►

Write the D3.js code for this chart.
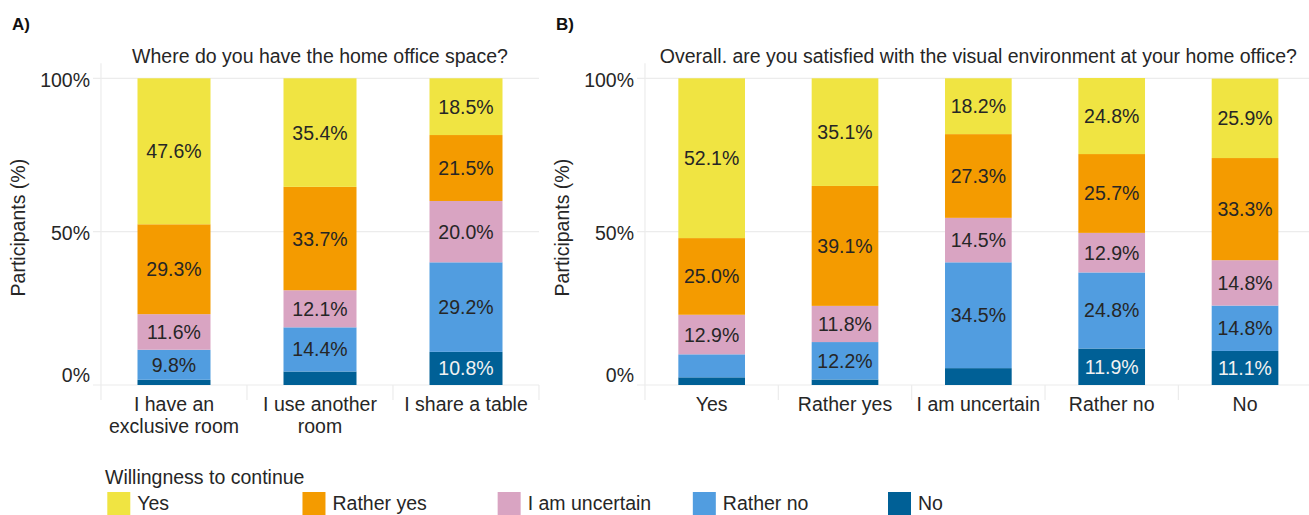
<!DOCTYPE html>
<html>
<head>
<meta charset="utf-8">
<script src="https://cdn.jsdelivr.net/npm/d3@7"></script>
<style>
  html, body { margin: 0; padding: 0; background: #fff; }
  svg { display: block; font-family: "Liberation Sans", Arial, sans-serif; }
</style>
</head>
<body>
<svg id="chart" width="1309" height="515"></svg>
<script>
// ---- data ----
const levels = ["Yes", "Rather yes", "I am uncertain", "Rather no", "No"];
const levelColors = ["#F0E442", "#F49B00", "#D9A4C2", "#519DE0", "#006096"];
const yTicks = [0, 50, 100];

const titleA = "Where do you have the home office space?";
const catsA = ["I have an exclusive room", "I use another room", "I share a table"];
const catLinesA = [["I have an", "exclusive room"], ["I use another", "room"], ["I share a table"]];
const yesA = [47.6, 35.4, 18.5];
const ratherYesA = [29.3, 33.7, 21.5];
const uncertainA = [11.6, 12.1, 20.0];
const ratherNoA = [9.8, 14.4, 29.2];
const noA = [1.7, 4.4, 10.8];

const titleB = "Overall. are you satisfied with the visual environment at your home office?";
const catsB = ["Yes", "Rather yes", "I am uncertain", "Rather no", "No"];
const yesB = [52.1, 35.1, 18.2, 24.8, 25.9];
const ratherYesB = [25.0, 39.1, 27.3, 25.7, 33.3];
const uncertainB = [12.9, 11.8, 14.5, 12.9, 14.8];
const ratherNoB = [7.5, 12.2, 34.5, 24.8, 14.8];
const noB = [2.5, 1.8, 5.5, 11.9, 11.1];

// ---- drawing ----
const svg = d3.select("#chart");
const FS = 19.5;
const textCol = "#262626";
const gridCol = "#ECECEC";
const color = d3.scaleOrdinal().domain(levels).range(levelColors);

const y = d3.scaleLinear().domain([0, 100]).range([385, 78.3]);

function panel(opts) {
  const { cats, lines, series, x0, x1, title, tag, tagX } = opts;
  const g = svg.append("g");
  const x = d3.scaleBand().domain(cats).range([x0, x1]).paddingInner(0.5).paddingOuter(0.25);
  const step = x.step();

  const rows = cats.map((c, i) => {
    const r = { cat: c };
    levels.forEach((l, j) => r[l] = series[j][i]);
    return r;
  });
  const stackKeys = levels.slice().reverse();
  const stacked = d3.stack().keys(stackKeys)(rows);

  // grid
  g.selectAll("line.hg").data(yTicks).join("line")
    .attr("x1", x0 - 8).attr("x2", x1)
    .attr("y1", d => y(d)).attr("y2", d => y(d))
    .attr("stroke", gridCol).attr("stroke-width", 1.2);
  g.append("line").attr("x1", x0).attr("x2", x0)
    .attr("y1", y(100) - 15).attr("y2", y(0) + 15)
    .attr("stroke", gridCol).attr("stroke-width", 1.2);
  g.selectAll("line.sep").data(cats).join("line")
    .attr("x1", (d, i) => x0 + step * (i + 1)).attr("x2", (d, i) => x0 + step * (i + 1))
    .attr("y1", y(0)).attr("y2", y(0) + 15)
    .attr("stroke", gridCol).attr("stroke-width", 1.2);

  // bars
  const layers = g.selectAll("g.layer").data(stacked).join("g")
    .attr("fill", d => color(d.key));
  layers.selectAll("rect").data(d => d.map(v => ({ v, key: d.key }))).join("rect")
    .attr("x", d => x(d.v.data.cat))
    .attr("width", x.bandwidth())
    .attr("y", d => y(d.v[1]))
    .attr("height", d => y(d.v[0]) - y(d.v[1]));

  // value labels
  const labels = [];
  stacked.forEach(layer => layer.forEach(v => {
    const val = v.data[layer.key];
    if (val >= 8) labels.push({ cat: v.data.cat, key: layer.key, val, mid: (v[0] + v[1]) / 2 });
  }));
  g.selectAll("text.val").data(labels).join("text")
    .attr("x", d => x(d.cat) + x.bandwidth() / 2)
    .attr("y", d => y(d.mid))
    .attr("dy", "0.36em")
    .attr("text-anchor", "middle")
    .attr("font-size", FS)
    .attr("fill", d => d.key === "No" ? "#F2F2F2" : textCol)
    .text(d => d.val.toFixed(1) + "%");

  // y axis labels
  const ax = g.append("g").attr("transform", `translate(${x0 - 11},0)`)
    .call(d3.axisLeft(y).tickValues(yTicks).tickSize(0).tickPadding(0).tickFormat(d => d + "%"));
  ax.select(".domain").remove();
  ax.selectAll("text").attr("font-size", FS).attr("fill", textCol)
    .attr("font-family", "Liberation Sans, Arial, sans-serif")
    .attr("dy", d => d === 0 ? "-0.2em" : "0.4em");

  // y axis title
  g.append("text")
    .attr("transform", `translate(${tagX + 6},${y(50) - 4}) rotate(-90)`)
    .attr("text-anchor", "middle").attr("dy", "0.35em")
    .attr("font-size", FS).attr("fill", textCol)
    .text("Participants (%)");

  // x labels
  const xl = g.selectAll("text.xl").data(cats).join("text")
    .attr("x", d => x(d) + x.bandwidth() / 2)
    .attr("y", y(0) + 26)
    .attr("text-anchor", "middle").attr("font-size", FS).attr("fill", textCol);
  xl.each(function (d, i) {
    const t = d3.select(this);
    lines[i].forEach((ln, k) => {
      t.append("tspan").attr("x", x(d) + x.bandwidth() / 2).attr("dy", k === 0 ? 0 : 21.7).text(ln);
    });
  });

  // title
  g.append("text").attr("x", (x0 + x1) / 2).attr("y", 63)
    .attr("text-anchor", "middle").attr("font-size", FS).attr("fill", textCol)
    .text(title);

  // tag
  g.append("text").attr("x", tagX).attr("y", 30)
    .attr("font-size", 17).attr("font-weight", "bold").attr("fill", "#111")
    .text(tag);
}

panel({
  cats: catsA, lines: catLinesA,
  series: [yesA, ratherYesA, uncertainA, ratherNoA, noA],
  x0: 101, x1: 539, title: titleA, tag: "A)", tagX: 12
});
panel({
  cats: catsB, lines: catsB.map(c => [c]),
  series: [yesB, ratherYesB, uncertainB, ratherNoB, noB],
  x0: 645, x1: 1311.7, title: titleB, tag: "B)", tagX: 556
});

// legend
const lg = svg.append("g");
lg.append("text").attr("x", 105).attr("y", 484)
  .attr("font-size", FS).attr("fill", textCol).text("Willingness to continue");
const legX = d3.scalePoint().domain(levels).range([107.3, 888]);
const items = lg.selectAll("g.item").data(levels).join("g")
  .attr("transform", d => `translate(${legX(d)},492)`);
items.append("rect").attr("width", 23).attr("height", 23).attr("fill", d => color(d));
items.append("text").attr("x", 30).attr("y", 18)
  .attr("font-size", FS).attr("fill", textCol).text(d => d);
</script>
</body>
</html>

◄

◆ TASK PROMPT ◆
Begin at the first line of the data above and repeat each line exactly, stopping after the line containing "const stacked = d3.stack().keys(stackKeys)(rows);". Omit the pictures.

◆ EXERCISE OUTPUT ◆
Write the D3.js code for this chart.
<!DOCTYPE html>
<html>
<head>
<meta charset="utf-8">
<script src="https://cdn.jsdelivr.net/npm/d3@7"></script>
<style>
  html, body { margin: 0; padding: 0; background: #fff; }
  svg { display: block; font-family: "Liberation Sans", Arial, sans-serif; }
</style>
</head>
<body>
<svg id="chart" width="1309" height="515"></svg>
<script>
// ---- data ----
const levels = ["Yes", "Rather yes", "I am uncertain", "Rather no", "No"];
const levelColors = ["#F0E442", "#F49B00", "#D9A4C2", "#519DE0", "#006096"];
const yTicks = [0, 50, 100];

const titleA = "Where do you have the home office space?";
const catsA = ["I have an exclusive room", "I use another room", "I share a table"];
const catLinesA = [["I have an", "exclusive room"], ["I use another", "room"], ["I share a table"]];
const yesA = [47.6, 35.4, 18.5];
const ratherYesA = [29.3, 33.7, 21.5];
const uncertainA = [11.6, 12.1, 20.0];
const ratherNoA = [9.8, 14.4, 29.2];
const noA = [1.7, 4.4, 10.8];

const titleB = "Overall. are you satisfied with the visual environment at your home office?";
const catsB = ["Yes", "Rather yes", "I am uncertain", "Rather no", "No"];
const yesB = [52.1, 35.1, 18.2, 24.8, 25.9];
const ratherYesB = [25.0, 39.1, 27.3, 25.7, 33.3];
const uncertainB = [12.9, 11.8, 14.5, 12.9, 14.8];
const ratherNoB = [7.5, 12.2, 34.5, 24.8, 14.8];
const noB = [2.5, 1.8, 5.5, 11.9, 11.1];

// ---- drawing ----
const svg = d3.select("#chart");
const FS = 19.5;
const textCol = "#262626";
const gridCol = "#ECECEC";
const color = d3.scaleOrdinal().domain(levels).range(levelColors);

const y = d3.scaleLinear().domain([0, 100]).range([385, 78.3]);

function panel(opts) {
  const { cats, lines, series, x0, x1, title, tag, tagX } = opts;
  const g = svg.append("g");
  const x = d3.scaleBand().domain(cats).range([x0, x1]).paddingInner(0.5).paddingOuter(0.25);
  const step = x.step();

  const rows = cats.map((c, i) => {
    const r = { cat: c };
    levels.forEach((l, j) => r[l] = series[j][i]);
    return r;
  });
  const stackKeys = levels.slice().reverse();
  const stacked = d3.stack().keys(stackKeys)(rows);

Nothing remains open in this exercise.